Helping people to choose good quality, local care – information for care providers
The Department of Health is launching new online profiles for every registered care and support provider to the public in April 2013, alongside information and advice to help people understand, choose and compare their local care and support options.
People will be encouraged to use these new provider profiles on the NHS Choices website to help narrow down their search for good quality, registered care that meets their personal needs and preferences. The profiles are a major step in enabling people to make more informed and confident choices about care for themselves or family members.
Registered care providers will be able to use their profiles to tell people what makes their service special and how their support can improve someone’s quality of life.
Providers can use this search to find their existing profile on the website. The profiles are extremely basic at the moment, but providers have an excellent opportunity to add, for free, a range of information to promote their care service on one of the most visited websites in the UK. NHS Choices currently receives over 19 million visits per month.
If you are a care provider, you can use your profile to:
- give people a taste of what your organisation offers and of what makes you special.
- show how your support could enhance someone’s life, and provide details about the services you offer – for example, whether you provide specialised care for dementia sufferers if you provide residential care, or whether you provide live-in care services if you provide homecare.
- tell people about the quality of care you provide using new Transparency and Quality Compact measures agreed by care and support providers – for example how you perform on pressure care management in a residential care home or scheduled visits taking place on time for a homecare agency.
- show people how proud you are of your staff and why.
- provide useful practical details on things such as visiting times and menu options.
Take a look at what St Cecilia’s care home in Scarborough, Choice Support Aylesbury, the Good Care Group in London and the Oxfordshire Shared Lives Scheme have already done with their profiles.
From April, the provider profiles will also include comments by users of services, their families and carers, which have either been left on NHS Choices or other feedback websites which meet strict moderation criteria. This genuine customer feedback will further help people make decisions about their care.
What do care providers need to do now?
The Department of Health is finalising the new care and support provider area of the NHS Choices website and accompanying guidance now.
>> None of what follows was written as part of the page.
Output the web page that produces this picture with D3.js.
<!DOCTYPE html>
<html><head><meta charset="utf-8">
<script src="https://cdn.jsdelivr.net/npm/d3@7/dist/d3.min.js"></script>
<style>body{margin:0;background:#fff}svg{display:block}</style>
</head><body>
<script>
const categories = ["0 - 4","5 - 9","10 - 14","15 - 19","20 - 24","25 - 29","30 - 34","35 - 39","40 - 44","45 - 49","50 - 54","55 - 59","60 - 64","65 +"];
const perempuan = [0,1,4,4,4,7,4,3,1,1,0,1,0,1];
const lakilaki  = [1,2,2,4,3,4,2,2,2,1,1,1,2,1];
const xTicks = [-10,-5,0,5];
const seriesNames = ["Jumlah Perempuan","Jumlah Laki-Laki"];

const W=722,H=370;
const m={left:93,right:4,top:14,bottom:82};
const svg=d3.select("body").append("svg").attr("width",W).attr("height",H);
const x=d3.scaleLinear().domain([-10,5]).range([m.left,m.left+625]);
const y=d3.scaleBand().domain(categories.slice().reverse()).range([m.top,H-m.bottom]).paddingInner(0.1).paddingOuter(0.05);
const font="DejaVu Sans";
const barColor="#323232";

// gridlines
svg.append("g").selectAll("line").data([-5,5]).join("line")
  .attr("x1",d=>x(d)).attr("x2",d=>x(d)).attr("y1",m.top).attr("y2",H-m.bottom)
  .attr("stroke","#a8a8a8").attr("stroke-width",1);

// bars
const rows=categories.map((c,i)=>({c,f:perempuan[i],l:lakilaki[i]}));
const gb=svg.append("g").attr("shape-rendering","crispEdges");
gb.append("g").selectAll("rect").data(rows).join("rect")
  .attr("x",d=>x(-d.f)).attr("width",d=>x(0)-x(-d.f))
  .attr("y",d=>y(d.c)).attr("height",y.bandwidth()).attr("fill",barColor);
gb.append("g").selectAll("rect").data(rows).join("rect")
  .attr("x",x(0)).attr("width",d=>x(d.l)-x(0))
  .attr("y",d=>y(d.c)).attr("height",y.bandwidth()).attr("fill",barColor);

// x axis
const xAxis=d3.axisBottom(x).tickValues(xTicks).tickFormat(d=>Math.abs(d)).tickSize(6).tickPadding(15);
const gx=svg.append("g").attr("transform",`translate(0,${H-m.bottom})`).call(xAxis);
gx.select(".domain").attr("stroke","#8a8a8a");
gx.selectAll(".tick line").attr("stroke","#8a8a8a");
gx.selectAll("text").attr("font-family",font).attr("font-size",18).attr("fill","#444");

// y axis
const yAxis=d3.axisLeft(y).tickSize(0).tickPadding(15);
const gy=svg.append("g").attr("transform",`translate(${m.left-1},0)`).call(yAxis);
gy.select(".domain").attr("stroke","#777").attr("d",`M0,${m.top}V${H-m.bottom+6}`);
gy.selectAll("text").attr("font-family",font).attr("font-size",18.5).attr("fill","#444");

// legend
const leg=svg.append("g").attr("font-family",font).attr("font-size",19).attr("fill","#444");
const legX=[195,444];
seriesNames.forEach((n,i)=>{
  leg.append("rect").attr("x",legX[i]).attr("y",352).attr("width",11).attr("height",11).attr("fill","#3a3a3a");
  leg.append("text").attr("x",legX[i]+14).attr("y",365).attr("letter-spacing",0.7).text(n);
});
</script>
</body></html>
From 7 March the website will be ready for you to add your organisation’s details.
Please look out for further information that will follow in early March, which will include resources and advice to help you complete and make the most of your online profile. You can however get ready for the 7 March now by registering your organisation:
- Visit the ‘Your pages’ area of the NHS Choices website, which has further details about the profiles and about how you can easily request editing access.
- Or, email NHS Choices direct to request editing access: provide your full name, email address, job title, contact number and postcode for each care organisation profile you would like to manage.
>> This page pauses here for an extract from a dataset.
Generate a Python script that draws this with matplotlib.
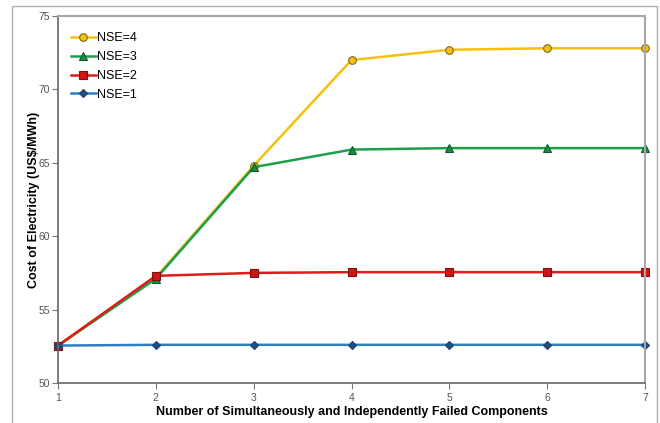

- Important note: if your care service is part of a larger organisation or operates from several sites, please contact your head office before requesting editing access.
Further information:
Transparency and Quality Compact measures
The Government has worked with care and support providers and their representatives to develop a set of Transparency and Quality Compact measures. Providers can choose to complete and add these to their profiles to tell people about more detailed aspects of the quality of their care. The list of quality measures is:
- staff stability
- staff training
- complaints
- falls (residential and nursing care only)
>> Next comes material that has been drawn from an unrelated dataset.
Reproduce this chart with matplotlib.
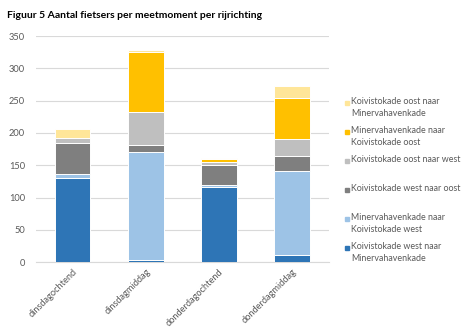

- pressure care (residential and nursing care only)
- medication management (residential and nursing care only)
- scheduled visits taking place (homecare only)
- timeliness of visits (homecare only)
So far, quality measures have been agreed for residential and homecare services for older people. We now want to work with providers to develop similar measures for other types of care, such as Shared Lives or supported living.
Quality ratings
People have told us that they want to be able to compare care providers quickly, as well as having the option to find out more. The Secretary of State has asked the Nuffield Trust to carry out a review to consider whether aggregate ratings of provider performance should be used in health, and care and support, and if so how best this might be done. The Nuffield Trust is expected to report back to the Health Secretary, Jeremy Hunt, by the end of March 2013. If quality ratings are developed, this information would also be included on each provider’s profile alongside more detailed information about the care and support they offer.